Print all of the lines exactly. Any picture among them stays out.

→ DATASET EXCERPT:
--- Start ---

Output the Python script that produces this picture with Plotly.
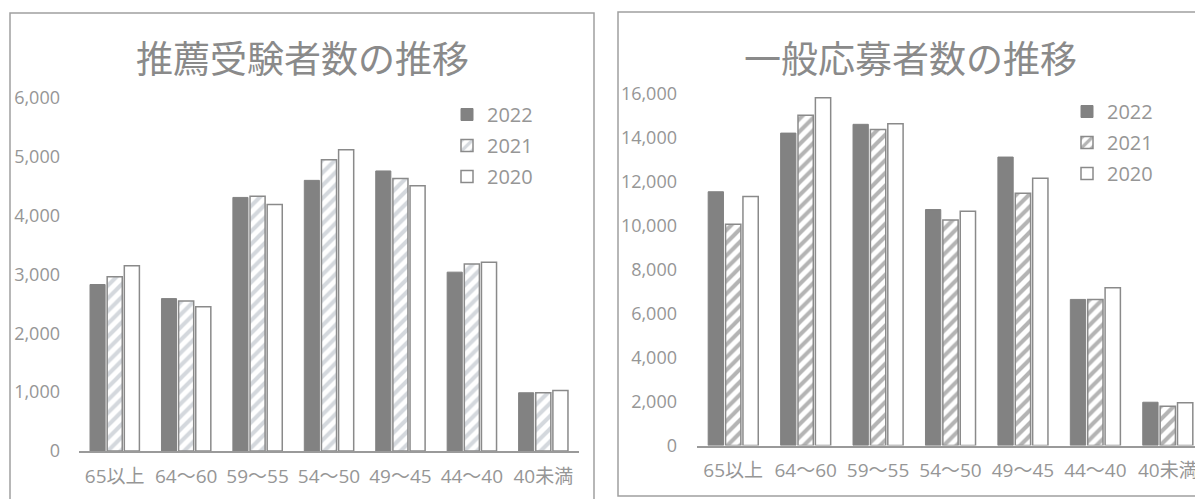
import plotly.graph_objects as go
from plotly.subplots import make_subplots

categories = ["65以上", "64～60", "59～55", "54～50", "49～45", "44～40", "40未満"]
years = ["2022", "2021", "2020"]

# 推薦受験者数
rec_2022 = [2830, 2590, 4310, 4600, 4760, 3040, 990]
rec_2021 = [2960, 2550, 4330, 4950, 4630, 3180, 990]
rec_2020 = [3150, 2450, 4190, 5120, 4510, 3210, 1030]

# 一般応募者数
gen_2022 = [11550, 14220, 14620, 10740, 13130, 6650, 1970]
gen_2021 = [10070, 15030, 14380, 10270, 11480, 6650, 1790]
gen_2020 = [11330, 15830, 14650, 10660, 12160, 7180, 1950]

title_left = "推薦受験者数の推移"
title_right = "一般応募者数の推移"

W, H = 1203, 499
OFF = 8  # page body margin
def px(x):
    return (x - OFF) / W
def py(y):
    return 1 - (y - OFF) / H

FONT = "Open Sans, Noto Sans CJK JP, sans-serif"
TXT = "#969696"
SOLID = "#828282"
EDGE = "#8a8a8a"

fig = make_subplots(rows=1, cols=2)

def add_series(vals, name, col, legend, hatch_color, grp):
    v2022, v2021, v2020 = vals
    fig.add_trace(go.Bar(x=categories, y=v2022, name=name[0], legend=legend, legendgroup=grp + "a",
                         marker=dict(color=SOLID, line=dict(color=SOLID, width=1)),
                         hoverinfo="skip"), row=1, col=col)
    fig.add_trace(go.Bar(x=categories, y=v2021, name=name[1], legend=legend, legendgroup=grp + "b",
                         marker=dict(color="white", line=dict(color=EDGE, width=1.5),
                                     pattern=dict(shape="/", fgcolor=hatch_color, bgcolor="white",
                                                  size=9, solidity=0.45, fillmode="overlay")),
                         hoverinfo="skip"), row=1, col=col)
    fig.add_trace(go.Bar(x=categories, y=v2020, name=name[2], legend=legend, legendgroup=grp + "c",
                         marker=dict(color="white", line=dict(color=EDGE, width=1.5)),
                         hoverinfo="skip"), row=1, col=col)

add_series((rec_2022, rec_2021, rec_2020), years, 1, "legend", "#a9b2bb", "L")
add_series((gen_2022, gen_2021, gen_2020), years, 2, "legend2", "#6a6a6a", "R")

ycommon = dict(showgrid=False, zeroline=False, automargin=False,
               tickfont=dict(family=FONT, size=18, color=TXT))
xcommon = dict(showgrid=False, zeroline=False, automargin=False,
               tickfont=dict(family=FONT, size=19, color=TXT))

fig.update_layout(
    width=W, height=H, autosize=False,
    margin=dict(l=0, r=0, t=0, b=0, pad=0),
    paper_bgcolor="white", plot_bgcolor="white",
    barmode="group", bargap=0.28, bargroupgap=0.12,
    font=dict(family=FONT, color=TXT),
    xaxis=dict(domain=[px(79), px(579)], range=[-0.5, 6.5], showline=True, linecolor="#9a9a9a",
               linewidth=1.5, ticks="", ticklabelstandoff=7, **xcommon),
    yaxis=dict(domain=[py(451), py(98)], range=[0, 6000], dtick=1000, tickformat=",",
               showline=False, ticks="", ticklabelstandoff=18, **ycommon),
    xaxis2=dict(domain=[px(697), px(1204)], range=[-0.5, 6.5], showline=True, linecolor="#9a9a9a",
                linewidth=1.5, ticks="", ticklabelstandoff=7, **xcommon),
    yaxis2=dict(domain=[py(445.5), py(94)], range=[0, 16000], dtick=2000, tickformat=",",
                showline=False, ticks="", ticklabelstandoff=19, **ycommon),
    legend=dict(x=px(447), y=py(95), xanchor="left", yanchor="top",
                font=dict(family=FONT, size=20, color=TXT), bgcolor="rgba(0,0,0,0)",
                traceorder="grouped", tracegroupgap=2),
    legend2=dict(x=px(1067), y=py(92), xanchor="left", yanchor="top",
                 font=dict(family=FONT, size=20, color=TXT), bgcolor="rgba(0,0,0,0)",
                 traceorder="grouped", tracegroupgap=2),
    showlegend=True,
)

fig.add_annotation(text=title_left, x=px(302), y=py(57), xref="paper", yref="paper",
                   xanchor="center", yanchor="middle",
                   showarrow=False, font=dict(family="Noto Sans CJK JP", size=37, color="#8a8a8a"))
fig.add_annotation(text=title_right, x=px(910), y=py(57), xref="paper", yref="paper",
                   xanchor="center", yanchor="middle",
                   showarrow=False, font=dict(family="Noto Sans CJK JP", size=37, color="#8a8a8a"))

# chart frames
fig.add_shape(type="rect", xref="paper", yref="paper", x0=px(10), x1=px(594), y0=py(515), y1=py(13),
              line=dict(color="#a0a0a0", width=1.5), fillcolor="rgba(0,0,0,0)", layer="below")
fig.add_shape(type="rect", xref="paper", yref="paper", x0=px(618), x1=px(1215), y0=py(496), y1=py(12),
              line=dict(color="#a0a0a0", width=1.5), fillcolor="rgba(0,0,0,0)", layer="below")

fig.write_html("out.html")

--- End ---

→ TASK SOLUTION:
Output the Python script that produces this picture with Plotly.
import plotly.graph_objects as go
from plotly.subplots import make_subplots

categories = ["65以上", "64～60", "59～55", "54～50", "49～45", "44～40", "40未満"]
years = ["2022", "2021", "2020"]

# 推薦受験者数
rec_2022 = [2830, 2590, 4310, 4600, 4760, 3040, 990]
rec_2021 = [2960, 2550, 4330, 4950, 4630, 3180, 990]
rec_2020 = [3150, 2450, 4190, 5120, 4510, 3210, 1030]

# 一般応募者数
gen_2022 = [11550, 14220, 14620, 10740, 13130, 6650, 1970]
gen_2021 = [10070, 15030, 14380, 10270, 11480, 6650, 1790]
gen_2020 = [11330, 15830, 14650, 10660, 12160, 7180, 1950]

title_left = "推薦受験者数の推移"
title_right = "一般応募者数の推移"

W, H = 1203, 499
OFF = 8  # page body margin
def px(x):
    return (x - OFF) / W
def py(y):
    return 1 - (y - OFF) / H

FONT = "Open Sans, Noto Sans CJK JP, sans-serif"
TXT = "#969696"
SOLID = "#828282"
EDGE = "#8a8a8a"

fig = make_subplots(rows=1, cols=2)

def add_series(vals, name, col, legend, hatch_color, grp):
    v2022, v2021, v2020 = vals
    fig.add_trace(go.Bar(x=categories, y=v2022, name=name[0], legend=legend, legendgroup=grp + "a",
                         marker=dict(color=SOLID, line=dict(color=SOLID, width=1)),
                         hoverinfo="skip"), row=1, col=col)
    fig.add_trace(go.Bar(x=categories, y=v2021, name=name[1], legend=legend, legendgroup=grp + "b",
                         marker=dict(color="white", line=dict(color=EDGE, width=1.5),
                                     pattern=dict(shape="/", fgcolor=hatch_color, bgcolor="white",
                                                  size=9, solidity=0.45, fillmode="overlay")),
                         hoverinfo="skip"), row=1, col=col)
    fig.add_trace(go.Bar(x=categories, y=v2020, name=name[2], legend=legend, legendgroup=grp + "c",
                         marker=dict(color="white", line=dict(color=EDGE, width=1.5)),
                         hoverinfo="skip"), row=1, col=col)

add_series((rec_2022, rec_2021, rec_2020), years, 1, "legend", "#a9b2bb", "L")
add_series((gen_2022, gen_2021, gen_2020), years, 2, "legend2", "#6a6a6a", "R")

ycommon = dict(showgrid=False, zeroline=False, automargin=False,
               tickfont=dict(family=FONT, size=18, color=TXT))
xcommon = dict(showgrid=False, zeroline=False, automargin=False,
               tickfont=dict(family=FONT, size=19, color=TXT))

fig.update_layout(
    width=W, height=H, autosize=False,
    margin=dict(l=0, r=0, t=0, b=0, pad=0),
    paper_bgcolor="white", plot_bgcolor="white",
    barmode="group", bargap=0.28, bargroupgap=0.12,
    font=dict(family=FONT, color=TXT),
    xaxis=dict(domain=[px(79), px(579)], range=[-0.5, 6.5], showline=True, linecolor="#9a9a9a",
               linewidth=1.5, ticks="", ticklabelstandoff=7, **xcommon),
    yaxis=dict(domain=[py(451), py(98)], range=[0, 6000], dtick=1000, tickformat=",",
               showline=False, ticks="", ticklabelstandoff=18, **ycommon),
    xaxis2=dict(domain=[px(697), px(1204)], range=[-0.5, 6.5], showline=True, linecolor="#9a9a9a",
                linewidth=1.5, ticks="", ticklabelstandoff=7, **xcommon),
    yaxis2=dict(domain=[py(445.5), py(94)], range=[0, 16000], dtick=2000, tickformat=",",
                showline=False, ticks="", ticklabelstandoff=19, **ycommon),
    legend=dict(x=px(447), y=py(95), xanchor="left", yanchor="top",
                font=dict(family=FONT, size=20, color=TXT), bgcolor="rgba(0,0,0,0)",
                traceorder="grouped", tracegroupgap=2),
    legend2=dict(x=px(1067), y=py(92), xanchor="left", yanchor="top",
                 font=dict(family=FONT, size=20, color=TXT), bgcolor="rgba(0,0,0,0)",
                 traceorder="grouped", tracegroupgap=2),
    showlegend=True,
)

fig.add_annotation(text=title_left, x=px(302), y=py(57), xref="paper", yref="paper",
                   xanchor="center", yanchor="middle",
                   showarrow=False, font=dict(family="Noto Sans CJK JP", size=37, color="#8a8a8a"))
fig.add_annotation(text=title_right, x=px(910), y=py(57), xref="paper", yref="paper",
                   xanchor="center", yanchor="middle",
                   showarrow=False, font=dict(family="Noto Sans CJK JP", size=37, color="#8a8a8a"))

# chart frames
fig.add_shape(type="rect", xref="paper", yref="paper", x0=px(10), x1=px(594), y0=py(515), y1=py(13),
              line=dict(color="#a0a0a0", width=1.5), fillcolor="rgba(0,0,0,0)", layer="below")
fig.add_shape(type="rect", xref="paper", yref="paper", x0=px(618), x1=px(1215), y0=py(496), y1=py(12),
              line=dict(color="#a0a0a0", width=1.5), fillcolor="rgba(0,0,0,0)", layer="below")

fig.write_html("out.html")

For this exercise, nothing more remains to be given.